Really? One switch rule should suffice:


That is, everything on the potentially-conflicting ports without a DSCP tag is limited to 10% of the maximum throughput of the presumed 1G links on those ports, so that it'd take ten of them in concert to swamp a 1G uplink. In the presumably more common case of just one bad actor, 90% of the uplink rate is dedicated to traffic carrying DSCP tags.

Obviously there is plenty of room for adjustment here. Apply with care and sensibility for your local needs.

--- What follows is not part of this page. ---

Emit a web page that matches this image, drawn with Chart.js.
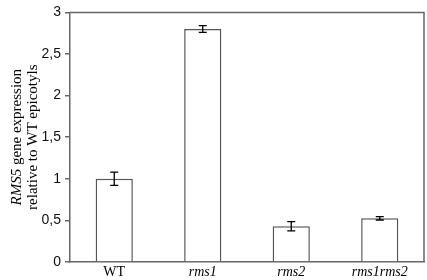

Incidentally, I can't help but point out that the scheme as-presented is what you'd get for free by using 10G fiber uplinks between the switches: it'd take ten bad actors on 1G ports to swamp the uplink in that case. Even if you need no more than 1G between any two endpoints, flow aggregation may end up being a substantial benefit in your situation.

@tangent you took me to school on a number of things and I respect and appreciate that. Some background, I am a broadcast audio engineer with a 'decent' background in networking which has served me well in these days of RVON, Dante, and AES67. That all being said I am an audio engineer and not a network engineer. If you want to talk about compression, time alignment, and or comb filters I am your man. If you want to talk BGP, i'm not your man. That all being said, I appreciate your feedback and 'criticism', it is. rightfully deserved.

-- RTSP / RSTP... in my post everything should be RSTP. We use RSTP for the network to recover form fiber outages in a some what 'rapid' manner. This has served us well with our Dante audio streams (basically AES67 & PTP v1). We have a hub and spoke network with redundant link to all the spokes. To your question on 'how often does a link go down', well it's not that often but when it does happen the network has to recover rapidly as this is 'live tv'.

-- I am with you on eliminating RSTP as the cause. I tuned down on of the redundant ports on the switches which unfortunately resulted in no change in behavior.

-- I will give using 10G as an interconnect between the hub and spokes as well as upgrading to 7.4beta2 and see if there is any change in behavior.

Again, I appreciate all the insight, ideas and feedback on the networking side of audio engineering.